Now that eating chicken has become a political statement that threatens to divide the country, what could possibly be next? Turtles?
Yep.
It seemed to start with a seemingly innocent, if juvenile, Twitter joke that had fans laughing.
@blakeshelton Yes, the Eastern Box Turtle is protected. Hope your gonna make turtle stew out of the one you smashed!!!!!
— Official Cody West™ (@codywestmusic) July 27, 2012
@blakeshelton lmao!!! Road kill.. I seen it first !! Hahaha 😉
— Amanda May (@Ureverydaygirl) July 27, 2012
It seems there are certain things you don’t joke about.
@BlakeShelton That turtle's life meant something- was your tweet a bad joke? Why would you be so cruel to a living being? @John_F_Taylor
— Barbara J King (@bjkingape) July 27, 2012
“@bjkingape: That turtle's life meant something- was your tweet a bad joke? Why would you be so cruel to a living being?” Shut up…
— Blake Shelton (@blakeshelton) July 27, 2012
@blakeshelton @bjkingape Did you just tell a fan to Shut Up? Really? Damn, not cool.
— Tiffany Walker (@4rolltide) July 27, 2012
It’s on. Now you’ve dragged a herpetologist into this mess. Is there or is there not a dead turtle involved, or is it just a bad joke?
“@John_F_Taylor: Really what a disappointment u r. Killing turtles with your car then asking if they are protected?” I tried to give it CPR!

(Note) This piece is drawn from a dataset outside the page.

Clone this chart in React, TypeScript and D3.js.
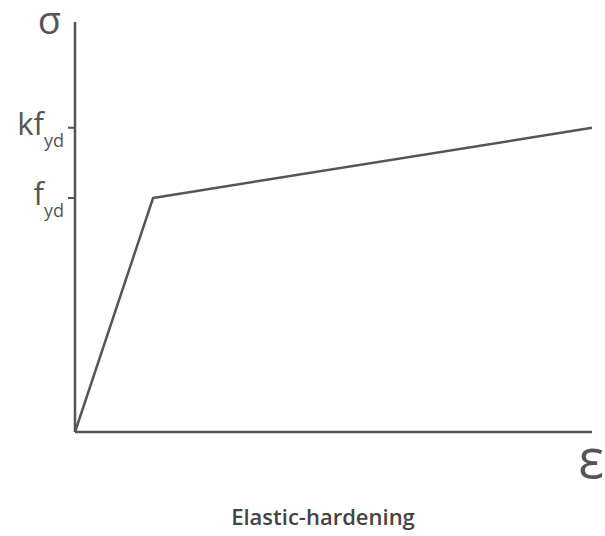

— Blake Shelton (@blakeshelton) July 27, 2012
@blakeshelton @John_F_Taylor I am sure he was joking!
— Svedesina (@miamoa2002) July 27, 2012
“@John_F_Taylor: so let me ask you personally, is it or is it not a joke?.” Dude.. You REALLY need to get laid… Please go meet people.
— Blake Shelton (@blakeshelton) July 27, 2012
Listen @John_F_Taylor… Put down the hermit crab, comb your hair, brush your teeth and go to a bar. Hurry!!
— Blake Shelton (@blakeshelton) July 27, 2012
Can we call it a night?
Thanks North Dakota for a great night!!! I love y'all!!!! Now I'm gonna set back and enjoy a nice warm bowl of turtle soup…. Goodnight!!!
— Blake Shelton (@blakeshelton) July 28, 2012
No, we can’t. Welcome to Day 2 of Turtlegate.
@bjkingape If you search @turtlefeed, you'll see that you're exactly on the money. I've been receiving turtle-threats since last night.
— Turtle (@turtlefeed) July 28, 2012
Hey @turtlefeed. Before u make an even bigger dipshit of urself you should research on how much money I have raised to feed homeless animals
— Blake Shelton (@blakeshelton) July 28, 2012
Hey @turtlefeed.. I solely have raised over a million dollars in animal rescue/conservation alone… How much have you raised? Oh. Ok. Next!
— Blake Shelton (@blakeshelton) July 28, 2012
Now @turtlefeed… Go back to hugging the tree and us grown ups that work will make everything ok for you… Sweet dreams you little booger!
— Blake Shelton (@blakeshelton) July 28, 2012
The best part of all of this is that the dumb asses didn't even look to see that I'm not even in Oklahoma today!! I'm in North Dakota!!
— Blake Shelton (@blakeshelton) July 28, 2012
@blakeshelton Amazing how so many ppl that follow you don't understand when you're making a joke. This turtle one was pretty obvious.
— Jeff Swetland (@icecoldjeff) July 28, 2012
@blakeshelton I could care less what state you're in…..killing turtles intentionally (not to mention bragging about it) is sick anywhere.
— Max Terrepene (Max) (@MaxTerrepene) July 28, 2012
Normally we’d be tempted to say this was the tweet that broke the camel’s back, but under the circumstances we’ll leave that one alone.
For the last time I didn't hit a turtle! I haven't seen a turtle! So please all you turtle freaks go back to eating your boogers!! It's ok.
— Blake Shelton (@blakeshelton) July 28, 2012
Just for the record, Blake Shelton loves turtles. A lot.